MHD modelling of open flux evolution around solar maximum by coronal model COCONUT
Haopeng Wang, Stefaan Poedts, Andrea Lani, Luis Linan, Tinatin Baratashvili, Hyun-Jin Jeong, Rayan Dhib, Quentin Noraz, Wenwen Wei, Mahdi Najafi-Ziyazi, Junyan Liu, Hao Wu, Rui Zhuo, José Miguel Luzia Murteira, Ketevan Arabuli, Brigitte Schmieder, Jasmina Magdalenić Zhukov
TL;DR
This work tackles the open flux problem by using time-evolving MHD coronal modelling with the COCONUT framework, driven by hourly magnetograms during solar maximum CRs $CR_{2282}$ and $CR_{2283}$. It jointly assesses magnetogram preprocessing (10th-order PF vs 50th-order filtered PF) and empirically defined heating terms on the evolution of open-field regions and flux at $1.01\,R_s$, $3\,R_s$, and $0.1\,AU$, comparing with interplanetary data. The results show that while surface open flux can match in-situ estimates, strong reduction occurs in the low corona due to polarity-inversion interfaces within open fields, yielding up to $\sim$45% flux loss at $0.1\,AU$; heating term variations can effectively modulate the unsigned open flux, and high-order magnetogram preprocessing increases both open and closed flux in the low corona but does not alter the open flux far from the Sun.

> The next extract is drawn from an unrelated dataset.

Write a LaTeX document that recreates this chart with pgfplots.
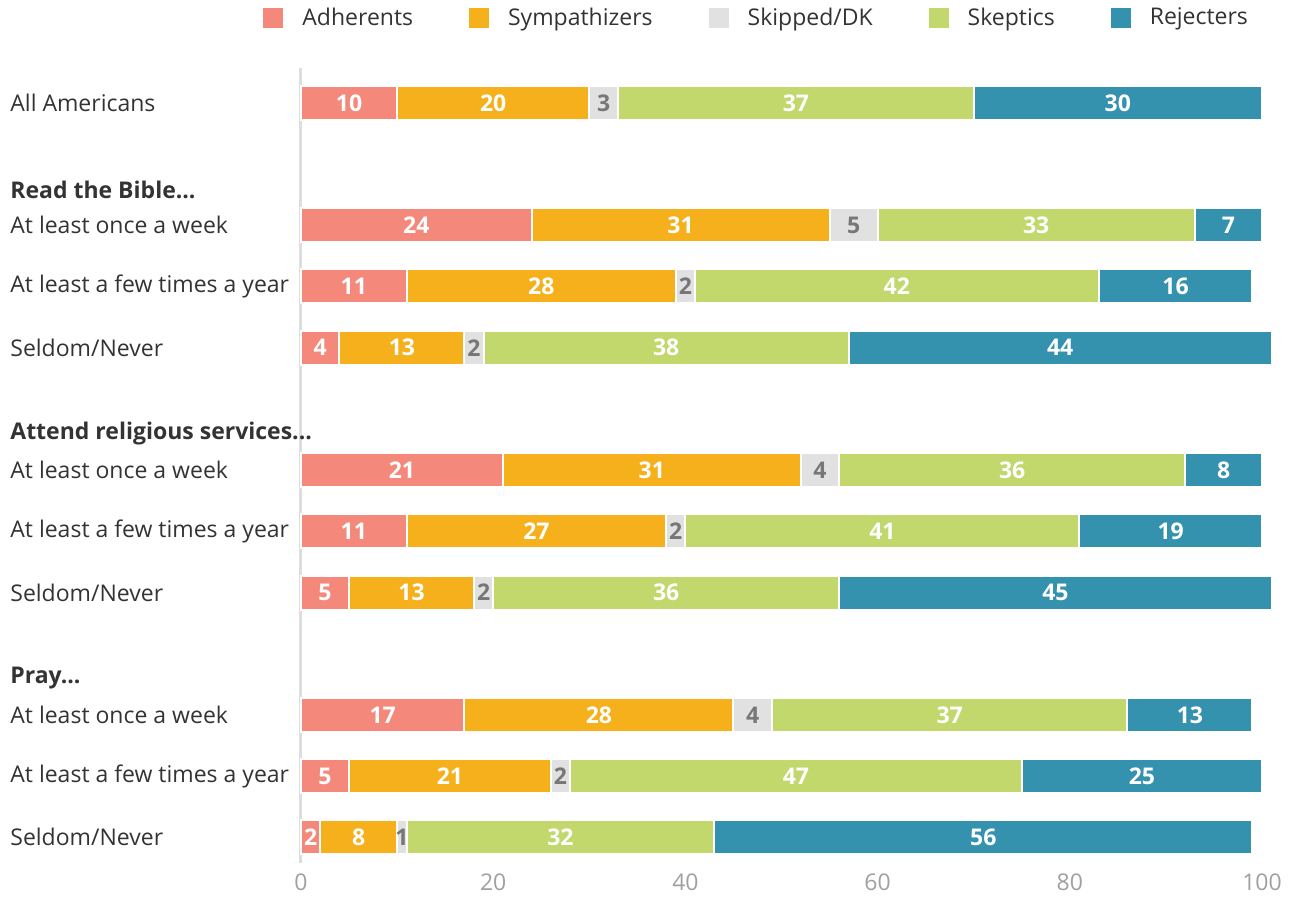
\documentclass[border=0pt]{standalone}
\usepackage{fontspec}
\setmainfont{Open Sans}
\usepackage{pgfplots}
\usepackage{pgfplotstable}
\pgfplotsset{compat=1.18}
\definecolor{cA}{HTML}{F4887A}
\definecolor{cB}{HTML}{F6B01C}
\definecolor{cC}{HTML}{E1E1E1}
\definecolor{cD}{HTML}{C2D76C}
\definecolor{cE}{HTML}{3592AF}
\definecolor{tdark}{HTML}{333333}
\definecolor{tgray}{HTML}{A0A0A0}
\definecolor{lgray}{HTML}{DDDDDD}
\definecolor{sgray}{HTML}{777777}
\newcommand\myfs{\fontsize{11.5}{13.5}\selectfont}
\pgfplotsset{
  lbl/.style={only marks, mark=*, mark size=0pt, mark options={draw=none, fill=none},
    point meta=explicit symbolic, nodes near coords, nodes near coords align=center,
    every node near coord/.append style={anchor=center, inner sep=0pt, font=\bfseries\myfs, text=#1}},
  sqlegend/.style={legend image code/.code={\fill[##1,draw=none] (0pt,-5pt) rectangle (10pt,5pt);}},
}
\tikzset{cat/.style={anchor=west, inner sep=0pt, font=\myfs, text=tdark, xshift=-145.5pt}}

\pgfplotstableread{
y a b c d e
0 10 20 3 37 30
2 24 31 5 33 7
3 11 28 2 42 16
4 4 13 2 38 44
6 21 31 4 36 8
7 11 27 2 41 19
8 5 13 2 36 45
10 17 28 4 37 13
11 5 21 2 47 25
12 2 8 1 32 56
}\tbl

\begin{document}
\begin{tikzpicture}
\begin{axis}[name=ax, scale only axis, width=480.5pt, height=397.5pt,
  xbar stacked, bar width=17pt,
  xmin=0, xmax=100, ymin=-0.57, ymax=12.42, y dir=reverse,
  axis lines*=left,
  x axis line style={draw=none},
  y axis line style={draw=lgray, line width=1.5pt},
  ytick=\empty, xtick={0,20,40,60,80,100}, major tick length=0pt,
  /pgf/number format/assume math mode=true,
  xticklabel style={text=tgray, font=\myfs, inner sep=0pt, anchor=north, yshift=-5pt},
  clip=false,
  legend columns=5, sqlegend,
  legend style={at={(axis description cs:0,1)}, anchor=west, xshift=-19pt, yshift=25pt,
    draw=none, fill=none, inner sep=0pt, font=\myfs, text=tdark,
    /tikz/every odd column/.append style={column sep=7.5pt},
    /tikz/every even column/.append style={column sep=26pt}},
]
\addplot[fill=cA, draw=white, line width=1pt] table[x=a, y=y]{\tbl};
\addplot[fill=cB, draw=white, line width=1pt] table[x=b, y=y]{\tbl};
\addplot[fill=cC, draw=white, line width=1pt] table[x=c, y=y]{\tbl};
\addplot[fill=cD, draw=white, line width=1pt] table[x=d, y=y]{\tbl};
\addplot[fill=cE, draw=white, line width=1pt] table[x=e, y=y]{\tbl};
\legend{Adherents, Sympathizers, Skipped/DK, Skeptics, Rejecters}
\end{axis}
\begin{axis}[at={(ax.south west)}, anchor=south west, scale only axis, width=480.5pt, height=397.5pt,
  xmin=0, xmax=100, ymin=-0.57, ymax=12.42, y dir=reverse, hide axis, clip=false]
\addplot[lbl=white] table[x expr=\thisrow{a}/2, y=y, meta=a]{\tbl};
\addplot[lbl=white] table[x expr=\thisrow{a}+\thisrow{b}/2, y=y, meta=b]{\tbl};
\addplot[lbl=sgray] table[x expr=\thisrow{a}+\thisrow{b}+\thisrow{c}/2, y=y, meta=c]{\tbl};
\addplot[lbl=white] table[x expr=\thisrow{a}+\thisrow{b}+\thisrow{c}+\thisrow{d}/2, y=y, meta=d]{\tbl};
\addplot[lbl=white] table[x expr=\thisrow{a}+\thisrow{b}+\thisrow{c}+\thisrow{d}+\thisrow{e}/2, y=y, meta=e]{\tbl};
\node[cat] at (axis cs:0,0) {All Americans};
\node[cat] at (axis cs:0,1.42) {\bfseries Read the Bible...};
\node[cat] at (axis cs:0,2) {At least once a week};
\node[cat] at (axis cs:0,3) {At least a few times a year};
\node[cat] at (axis cs:0,4) {Seldom/Never};
\node[cat] at (axis cs:0,5.41) {\bfseries Attend religious services...};
\node[cat] at (axis cs:0,6) {At least once a week};
\node[cat] at (axis cs:0,7) {At least a few times a year};
\node[cat] at (axis cs:0,8) {Seldom/Never};
\node[cat] at (axis cs:0,9.40) {\bfseries Pray...};
\node[cat] at (axis cs:0,10) {At least once a week};
\node[cat] at (axis cs:0,11) {At least a few times a year};
\node[cat] at (axis cs:0,12) {Seldom/Never};
\end{axis}
\pgfresetboundingbox
\path[use as bounding box] ([xshift=-150.5pt,yshift=34pt]ax.north west) rectangle ([xshift=16pt,yshift=-16.5pt]ax.south east);
\end{tikzpicture}
\end{document}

The study emphasizes the need for finer grid resolution around polarity-inversion interfaces, more physically realistic heating, and a time-evolving modelling regime to address the open flux problem, guiding future efforts toward more realistic lower-boundary conditions and inclusion of transient events.
Abstract
To evaluate impact of temporal evolution and commonly used harmonic filtering of magnetograms, and the empirically defined oversimplified heating source terms on open-field distributions, we use a series of hourly-updated magnetograms, preprocessed by the 10th- and 50th-order filtered PF solvers, to drive COCONUT, configured with different heating prescriptions, to mimic coronal evolutions during CRs 2282 and 2283. We evaluate the simulated open magnetic flux at 1.01~$R_s$, 3~$R_s$, and 0.1~AU, and compare them with interplanetary observations. The results show that the simulated unsigned open flux evaluated near the solar surface can be comparable to that derived from interplanetary in situ observations. However, in low corona, numerous small-scale closed-field magnetic structures introduce magnetic polarity inversion interfaces within the open field, cancelling part of the open field near these interfaces during the volume-integration procedure of the finite-volume method. Consequently, the simulated unsigned open flux can be reduced by up to 45% at 0.1~AU and decreases more rapidly in the low corona. The results also indicate that moderate adjustments to the heating source term can effectively regulate the magnitude of the unsigned open magnetic flux. Preprocessing the initial magnetogram by a PF solver with limited spherical harmonics can reduce the open flux in the low corona and alter the distribution of open-field regions, but has little effect on the total unsigned open flux at larger heliocentric distances. The ratio of the maximum to minimum open unsigned magnetic flux can reach 1.4 within a single solar maximum CR. These findings highlight the necessity of considering finer grid resolution around magnetic polarity inversion interfaces, more realistic heating mechanisms, and the time-evolving regime of MHD coronal modelling when further addressing the ``open flux problem".